Obama Victory Speech: What a Difference Four Years Can Make

Gone from four years ago was the overwhelming, almost awesome, sense of history, the tears of older African-Americans like Jesse Jackson. Gone also was the sense of an adventure about to begin.

When the president addressed his delirious supporters early on Wednesday morning in Chicago, it was a more seasoned Barack Obama who celebrated this victory, one who openly acknowledged “all the hardship we’ve been through” and “all the frustrations of Washington.” With him on stage, the Obama daughters were notably taller, becoming as their proud father noted, “strong, smart, beautiful young women.” Obama's hair was grayer. And the venue was different, with the tens of thousands gathered under the stars in Grant Park giving way to a smaller crowd inside McCormick Place.

But the president’s victory speech was every bit as important in signaling where the victor wants to go and every bit as aspirational as the one he delivered in 2008, while reflecting a newfound maturity that comes from having endured a rough first term. This was a more mature Obama than the president-elect who boasted, “Change has come to America” and led the crowd in a refrain of “Yes, we can!” Few paid much attention then to his warning: “There will be setbacks and false starts” or “We may not get there in one year or even one term.” They were, instead, swept up in his declaration that “a new dawn of American leadership is at hand.”

Four years later, the president showed the bruises from a full term of partisan warfare with a hostile Congress and more than a year of combat with Mitt Romney and the Republican Party. And he was anything but naive about the battles ahead. He harbored no illusions that his 2-point win will cause the House GOP to embrace his solutions for the nation’s fiscal woes. “We will disagree,” he warned, “sometimes fiercely.” He added, “Progress will come in fits and starts. It's not always a straight line. It's not always a smooth path. By itself, the recognition that we have common hopes and dreams won’t end all the gridlock, or solve all our problems.”

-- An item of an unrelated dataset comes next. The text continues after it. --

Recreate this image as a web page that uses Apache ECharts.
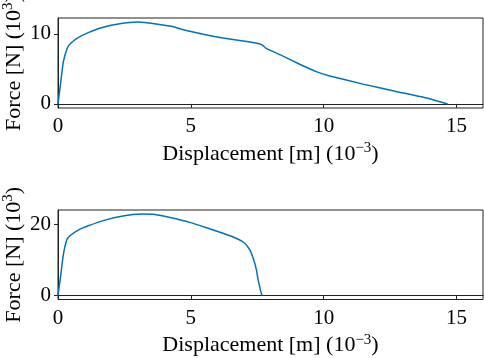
<!DOCTYPE html>
<html>
<head>
<meta charset="utf-8">
<script src="https://cdn.jsdelivr.net/npm/echarts@6/dist/echarts.min.js"></script>
<style>html,body{margin:0;padding:0;background:#fff}#c{width:484px;height:358px}</style>
</head>
<body>
<div id="c"></div>
<script>
// Top panel: displacement (10^-3 m) vs force (10^3 N)
var disp1 = [0, 0.1, 0.2, 0.36, 0.51, 0.76, 1.14, 1.64, 2.27, 3.02, 3.64, 4.26, 4.5, 4.65, 5.09, 5.46, 6.21, 6.97, 7.53, 7.7, 7.84, 8.47, 9.1, 9.72, 10.23, 11.48, 12.73, 13.98, 14.67];
var force1 = [0, 3.0, 6.0, 8.07, 8.78, 9.49, 10.2, 10.9, 11.42, 11.7, 11.47, 11.09, 10.85, 10.67, 10.28, 9.96, 9.43, 9.0, 8.64, 8.4, 7.93, 6.84, 5.67, 4.62, 4.0, 2.83, 1.78, 0.75, 0];
// Bottom panel
var disp2 = [0, 0.1, 0.2, 0.33, 0.45, 0.76, 1.14, 1.77, 2.39, 3.15, 3.65, 4.27, 4.96, 5.59, 6.21, 6.71, 7.03, 7.22, 7.37, 7.47, 7.53, 7.56, 7.62, 7.68];
var force2 = [0, 5.5, 11.4, 15.6, 16.8, 18.4, 19.6, 21.2, 22.3, 22.9, 22.8, 21.85, 20.56, 19.05, 17.5, 16.1, 14.7, 12.8, 10.0, 7.2, 4.5, 3.5, 1.5, 0];
var xTicks = [0, 5, 10, 15];
var yTicks1 = [0, 10];
var yTicks2 = [0, 20];

function pairs(xs, ys) { return xs.map(function (x, i) { return [x, ys[i]]; }); }

var FONT = 'Liberation Serif';
var lineCol = '#222';
var rich = {
  a: { fontFamily: FONT, fontSize: 22, color: '#000', lineHeight: 26 },
  s: { fontFamily: FONT, fontSize: 15, color: '#000', lineHeight: 26, verticalAlign: 'top', padding: [0, 0, 10, 0] }
};

function xAxis(gi) {
  return {
    type: 'value', gridIndex: gi, min: 0, max: 16,
    name: '{a|Displacement [m] (10}{s|\u22123}{a|)}',
    nameLocation: 'middle', nameGap: 33,
    nameTextStyle: { rich: rich },
    axisLine: { show: true, lineStyle: { color: lineCol, width: 1 } },
    axisTick: { show: true, length: 4, customValues: xTicks, lineStyle: { color: lineCol } },
    axisLabel: { customValues: xTicks, fontFamily: FONT, fontSize: 21, color: '#000', margin: 8 },
    splitLine: { show: false }
  };
}
function yAxis(gi, mn, mx, ticks) {
  return {
    type: 'value', gridIndex: gi, min: mn, max: mx,
    name: '{a|Force [N] (10}{s|3}{a|)}',
    nameLocation: 'middle', nameGap: 31, nameRotate: 90, nameMoveOverlap: false,
    nameTextStyle: { rich: rich },
    axisLine: { show: true, lineStyle: { color: lineCol, width: 1 } },
    axisTick: { show: true, length: 4, customValues: ticks, lineStyle: { color: lineCol } },
    axisLabel: { customValues: ticks, fontFamily: FONT, fontSize: 21, color: '#000', margin: 7 },
    splitLine: { show: false }
  };
}

var chart = echarts.init(document.getElementById('c'), null, { renderer: 'canvas' });
chart.setOption({
  animation: false,
  backgroundColor: '#fff',
  grid: [
    { left: 58, top: 18, width: 425, height: 90, show: true, borderColor: lineCol, borderWidth: 1, containLabel: false, outerBoundsMode: 'none' },
    { left: 58, top: 210, width: 425, height: 89.5, show: true, borderColor: lineCol, borderWidth: 1, containLabel: false, outerBoundsMode: 'none' }
  ],
  xAxis: [xAxis(0), xAxis(1)],
  yAxis: [yAxis(0, -0.585, 12.285, yTicks1), yAxis(1, -1.145, 24.045, yTicks2)],
  series: [
    { type: 'line', xAxisIndex: 0, yAxisIndex: 0, data: pairs(disp1, force1), showSymbol: false, smooth: 0.15,
      lineStyle: { color: '#0072bd', width: 1.5 } },
    { type: 'line', xAxisIndex: 1, yAxisIndex: 1, data: pairs(disp2, force2), showSymbol: false, smooth: 0.15,
      lineStyle: { color: '#0072bd', width: 1.5 } }
  ]
});
</script>
</body>
</html>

No single statement better showed the difference that four years of experience can make than when he looked ahead to “the painstaking work of building consensus and making the difficult compromises needed to move this country forward.” Too often in the first term, the White House stepped back from that consensus-building, and far too often both parties rejected reasonable compromises.

Perhaps it was because of that experience and those bruises that the McCormick Place speech was uplifting in a way that Grant Park was not. It was a speech whose tone may have worked well for the president even earlier in the campaign, promising a good-faith effort at making a dysfunctional government work. It even acknowledged that the just-concluded campaign with its ceaseless assault of attack ads and nonstop pettiness was not exactly inspirational. “I know that political campaigns can sometimes seem small, even silly,” he acknowledged. “And that provides plenty of fodder for the cynics who tell us that politics is nothing more than a contest of egos.”

Interestingly, the president did not use the speech to claim a sweeping mandate from his modest popular-vote win, a common mistake by reelected presidents who immediately start looking for big, historical things on which to build a legacy. Perhaps that is because a major part of his legacy was adopted in his first term in the measure he proudly calls 'Obamacare.' For his second term, he said he understands that voters are demanding “action, not politics as usual.” In a message to both parties – and with the upcoming fiscal cliff debate looming – Obama said, “You elected us to focus on your jobs, not ours. And in the coming weeks and months, I am looking forward to reaching out and working with leaders of both parties to meet the challenges we can only solve together: reducing our deficit; reforming our tax code; fixing our immigration system; freeing ourselves from foreign oil. We've got more work to do.”

With his return to the White House on Wednesday afternoon, that work begins.